By Julie Carr Smyth and Thomas Ott
A bill preventing cities from seizing unblighted land for economic development through 2006 cleared the state legislature easily Wednesday, as lawmakers responded to public concern that a recent U.S. Supreme Court decision could make the practice widespread.
The bill, which cleared both the House and Senate unanimously, will go into effect as soon as it is signed by Gov. Bob Taft.
Sponsored by State Sen. Tim Grendell, a Chester Township Republican, the legislation creates a 25-person task force to review Ohio's eminent domain laws in the wake of the high court's Kelo v. New London decision. In that June 2005 ruling, the court said economic development is a viable "public purpose" under eminent domain law, even when unblighted land is being seized for development that ultimately benefits a company.
Eminent domain has traditionally been reserved for such public purposes as roads, schools, military bases, highways or parks.
Lakewood, however, gained national attention two years ago when the city threatened to take land for building upscale housing and shops. The 20-acre project, which would have wiped out 700 apartments and 55 houses, collapsed when voters narrowly barred the use of eminent domain.

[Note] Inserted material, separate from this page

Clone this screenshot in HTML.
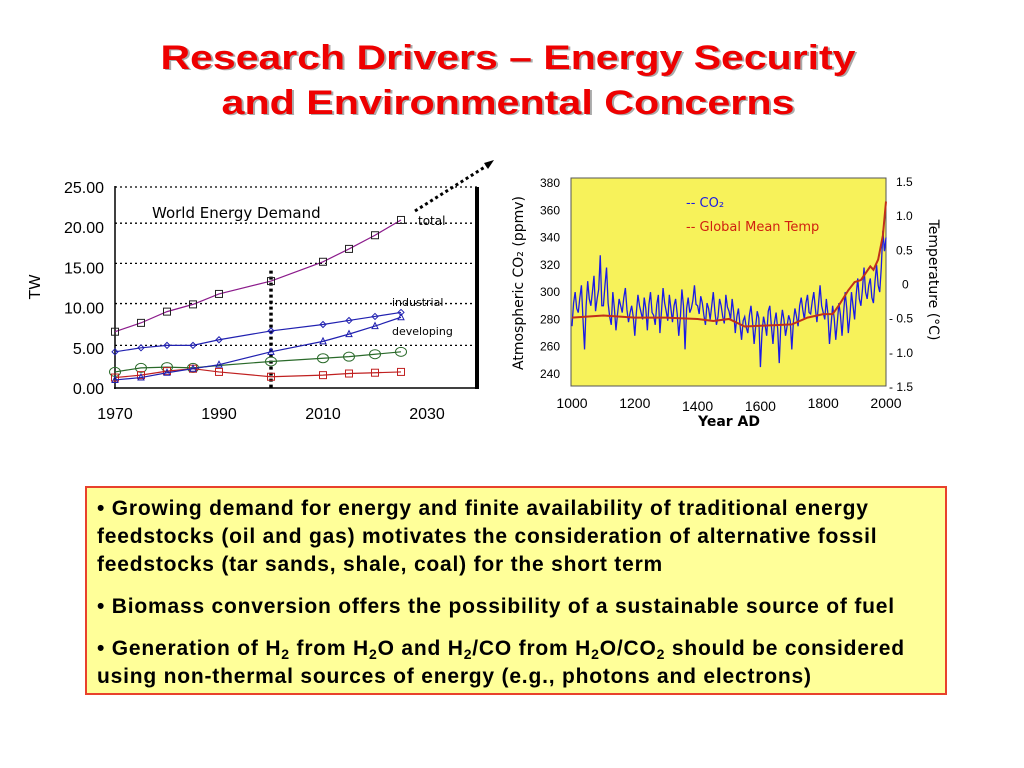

Supporters thought the vote would discourage cities, but the strategy has resurfaced. Just last week, South Euclid filed for eminent domain against the owners of four acres needed to build housing and stores at Cedar and Warrensville Center roads.

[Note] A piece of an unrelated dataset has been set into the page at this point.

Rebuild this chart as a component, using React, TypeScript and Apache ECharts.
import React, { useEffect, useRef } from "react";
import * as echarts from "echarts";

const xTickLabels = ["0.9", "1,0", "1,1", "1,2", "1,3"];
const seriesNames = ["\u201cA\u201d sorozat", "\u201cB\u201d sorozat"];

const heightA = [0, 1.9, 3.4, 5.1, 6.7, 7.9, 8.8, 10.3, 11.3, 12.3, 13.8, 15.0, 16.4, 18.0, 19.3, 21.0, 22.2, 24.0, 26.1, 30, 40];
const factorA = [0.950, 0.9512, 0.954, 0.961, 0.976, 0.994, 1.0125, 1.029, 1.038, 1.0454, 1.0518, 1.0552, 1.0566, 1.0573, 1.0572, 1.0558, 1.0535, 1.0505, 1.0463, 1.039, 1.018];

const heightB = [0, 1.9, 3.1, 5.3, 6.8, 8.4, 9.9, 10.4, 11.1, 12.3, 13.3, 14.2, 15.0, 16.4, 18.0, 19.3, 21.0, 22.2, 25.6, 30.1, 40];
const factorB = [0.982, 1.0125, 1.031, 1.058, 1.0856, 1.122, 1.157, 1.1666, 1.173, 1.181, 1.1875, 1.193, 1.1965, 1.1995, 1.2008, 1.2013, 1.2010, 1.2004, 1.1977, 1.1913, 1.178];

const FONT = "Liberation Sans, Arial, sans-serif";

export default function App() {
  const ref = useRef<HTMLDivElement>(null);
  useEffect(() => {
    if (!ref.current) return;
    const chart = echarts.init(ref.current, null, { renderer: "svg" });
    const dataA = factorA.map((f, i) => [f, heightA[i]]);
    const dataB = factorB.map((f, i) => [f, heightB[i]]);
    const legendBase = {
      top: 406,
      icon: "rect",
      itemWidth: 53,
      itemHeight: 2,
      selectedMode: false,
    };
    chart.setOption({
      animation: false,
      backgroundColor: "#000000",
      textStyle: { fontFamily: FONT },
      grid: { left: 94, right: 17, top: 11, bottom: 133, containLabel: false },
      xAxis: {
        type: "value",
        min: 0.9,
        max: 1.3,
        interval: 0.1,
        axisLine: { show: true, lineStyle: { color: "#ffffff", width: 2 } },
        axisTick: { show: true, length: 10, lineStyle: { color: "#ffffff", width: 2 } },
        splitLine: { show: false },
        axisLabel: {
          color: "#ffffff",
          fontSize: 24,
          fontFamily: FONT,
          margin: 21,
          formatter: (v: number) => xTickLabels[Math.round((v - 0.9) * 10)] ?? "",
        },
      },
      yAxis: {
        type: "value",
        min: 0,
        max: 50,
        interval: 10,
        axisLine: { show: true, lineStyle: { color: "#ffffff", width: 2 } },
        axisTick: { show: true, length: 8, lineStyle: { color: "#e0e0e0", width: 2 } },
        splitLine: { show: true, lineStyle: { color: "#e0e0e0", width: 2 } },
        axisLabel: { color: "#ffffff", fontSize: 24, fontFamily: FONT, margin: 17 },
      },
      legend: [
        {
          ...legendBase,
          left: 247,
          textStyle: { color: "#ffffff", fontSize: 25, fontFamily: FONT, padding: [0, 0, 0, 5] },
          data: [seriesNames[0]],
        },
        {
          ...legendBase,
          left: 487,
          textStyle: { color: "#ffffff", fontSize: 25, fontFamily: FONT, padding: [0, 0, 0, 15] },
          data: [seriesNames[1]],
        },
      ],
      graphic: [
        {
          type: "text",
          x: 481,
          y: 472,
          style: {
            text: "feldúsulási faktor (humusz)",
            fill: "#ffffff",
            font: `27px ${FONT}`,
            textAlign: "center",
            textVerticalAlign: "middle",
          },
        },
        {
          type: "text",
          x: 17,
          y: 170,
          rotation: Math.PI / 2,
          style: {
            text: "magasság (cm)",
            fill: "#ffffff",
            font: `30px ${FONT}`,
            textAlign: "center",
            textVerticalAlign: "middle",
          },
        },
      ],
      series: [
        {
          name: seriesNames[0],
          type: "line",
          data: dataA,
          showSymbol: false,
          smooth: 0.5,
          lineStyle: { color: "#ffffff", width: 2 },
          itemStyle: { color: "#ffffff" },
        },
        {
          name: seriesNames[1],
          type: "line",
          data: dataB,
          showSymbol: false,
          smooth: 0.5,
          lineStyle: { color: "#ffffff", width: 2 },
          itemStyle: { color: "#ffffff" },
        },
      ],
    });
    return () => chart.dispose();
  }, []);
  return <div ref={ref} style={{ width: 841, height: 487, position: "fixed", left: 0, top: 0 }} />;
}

Meanwhile, Pepper Pike has threatened to sue homeowners who refuse to sell and clear the way for 200 townhouses on Cedar Road.
The Greater Cleveland Partnership, which promotes economic development in the area, opposes sweeping restrictions on the use of eminent domain as an economic growth tool, said Vice President Carol Caruso.

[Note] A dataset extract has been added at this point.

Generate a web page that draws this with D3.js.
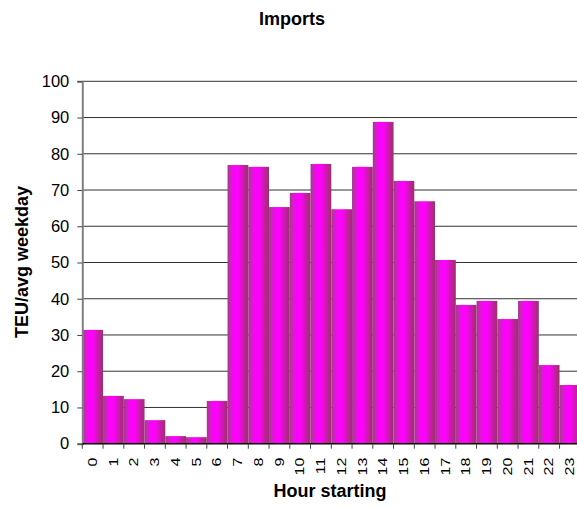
<!DOCTYPE html>
<html>
<head>
<meta charset="utf-8">
<script src="https://cdn.jsdelivr.net/npm/d3@7/dist/d3.min.js"></script>
<style>
  html, body { margin: 0; padding: 0; background: #fff; }
  svg { display: block; font-family: "Liberation Sans", Arial, sans-serif; }
</style>
</head>
<body>
<svg id="chart" width="577" height="508"></svg>
<script>
// Hourly import volumes (TEU per average weekday)
const hours = ["0","1","2","3","4","5","6","7","8","9","10","11","12","13","14","15","16","17","18","19","20","21","22","23"];
const teu = [31.4, 13.2, 12.3, 6.5, 2.1, 1.8, 11.8, 76.9, 76.4, 65.3, 69.2, 77.2, 64.7, 76.4, 88.8, 72.5, 66.9, 50.7, 38.3, 39.4, 34.4, 39.4, 21.7, 16.2];
const yTicks = [0, 10, 20, 30, 40, 50, 60, 70, 80, 90, 100];

const title = "Imports";
const xTitle = "Hour starting";
const yTitle = "TEU/avg weekday";

const svg = d3.select("#chart");
const plotLeft = 82.3, plotRight = 580.3, plotTop = 81.3, plotBottom = 443.7;

const x = d3.scaleBand().domain(hours).range([plotLeft, plotRight]).padding(0);
const y = d3.scaleLinear().domain([0, 100]).range([plotBottom, plotTop]);

// Cylinder-style shading across each bar
const defs = svg.append("defs");
const grad = defs.append("linearGradient").attr("id", "barShade")
  .attr("x1", "0%").attr("x2", "100%").attr("y1", "0%").attr("y2", "0%");
[[0, "#a03a8c"], [0.12, "#c828b8"], [0.32, "#ff00ff"], [0.52, "#fb04f8"], [0.78, "#c81ca8"], [1, "#993366"]]
  .forEach(([o, c]) => grad.append("stop").attr("offset", o).attr("stop-color", c));

// Horizontal gridlines
svg.append("g").selectAll("line").data(yTicks.filter(d => d > 0)).join("line")
  .attr("x1", plotLeft).attr("x2", 577)
  .attr("y1", d => y(d)).attr("y2", d => y(d))
  .attr("stroke", "#333").attr("stroke-width", 1);

// Bars
svg.append("g").selectAll("rect").data(hours).join("rect")
  .attr("x", d => x(d))
  .attr("width", x.bandwidth())
  .attr("y", (d, i) => y(teu[i]))
  .attr("height", (d, i) => y(0) - y(teu[i]))
  .attr("fill", "url(#barShade)");

// Y axis
const yAxis = svg.append("g").attr("transform", `translate(${plotLeft},0)`)
  .call(d3.axisLeft(y).tickValues(yTicks).tickSize(5).tickPadding(8));
yAxis.select(".domain").attr("stroke", "#808080").attr("stroke-width", 2);
yAxis.selectAll(".tick line").attr("stroke", "#444");
yAxis.selectAll(".tick text").attr("font-size", 16.5).attr("fill", "#000")
  .attr("font-family", "Liberation Sans, Arial, sans-serif");

// X axis with ticks on band boundaries
const xAxisG = svg.append("g").attr("transform", `translate(0,${plotBottom})`);
xAxisG.append("line").attr("x1", plotLeft).attr("x2", 577).attr("y1", 0).attr("y2", 0)
  .attr("stroke", "#000").attr("stroke-width", 1.5);
xAxisG.selectAll("line.tk").data(hours).join("line").attr("class", "tk")
  .attr("x1", d => x(d)).attr("x2", d => x(d))
  .attr("y1", 0).attr("y2", 5)
  .attr("stroke", "#444");
// Vertical hour labels, slightly condensed across the band
xAxisG.selectAll("text").data(hours).join("text")
  .attr("transform", d => `translate(${x(d) + x.bandwidth() / 2},14) scale(0.75,1) rotate(-90)`)
  .attr("text-anchor", "end")
  .attr("dy", "0.35em")
  .attr("font-size", 16)
  .attr("fill", "#000")
  .text(d => d);

// Titles
svg.append("text").attr("x", 292).attr("y", 25).attr("text-anchor", "middle")
  .attr("font-size", 18).attr("font-weight", "bold").text(title);
svg.append("text").attr("x", 330).attr("y", 497).attr("text-anchor", "middle")
  .attr("font-size", 18).attr("font-weight", "bold").text(xTitle);
svg.append("text").attr("transform", "translate(28,262) rotate(-90)").attr("text-anchor", "middle")
  .attr("font-size", 18).attr("font-weight", "bold").text(yTitle);
</script>
</body>
</html>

Cities need eminent domain to stop individual property owners from holding up critical redevelopment, said Caruso, who testified on the bill. The power is especially important to older cities with scarce room for construction, she said.
"We want people to understand that it is a last resort, and no one wants to use eminent domain," Caruso said. "We feel we have strong arguments and we will be heard."
Bert Gall, an attorney for the Washington, D.C.-based Institute for Justice, said the public outrage spawned by the Kelo decision has been so widespread that 36 states have introduced or intend to introduce legislation blocking eminent domain use that benefits private developers.
"If you look at the opinion polls, several pollsters have said they've seen nothing like the numbers in terms of how it's galvanized the public," he said. "It's united people on all parts of the political spectrum - conservatives, liberals, Republicans, Democrats. This decision literally touches home."
Dan Navin, a lobbyist for the Ohio Chamber of Commerce, said the moratorium and study committee will allow Ohio to take a reasoned look at the issue.
"I think there's a lot of misinformation and almost a frenzy because of what the implications of this lawsuit were, as reported by the press," he said. "It's really stoked a lot of folks who think that this is the most egregious decision issued by the Supreme Court in the last 50 years, and I think some sober analysis of the decision and what's really going on across the state is a good thing."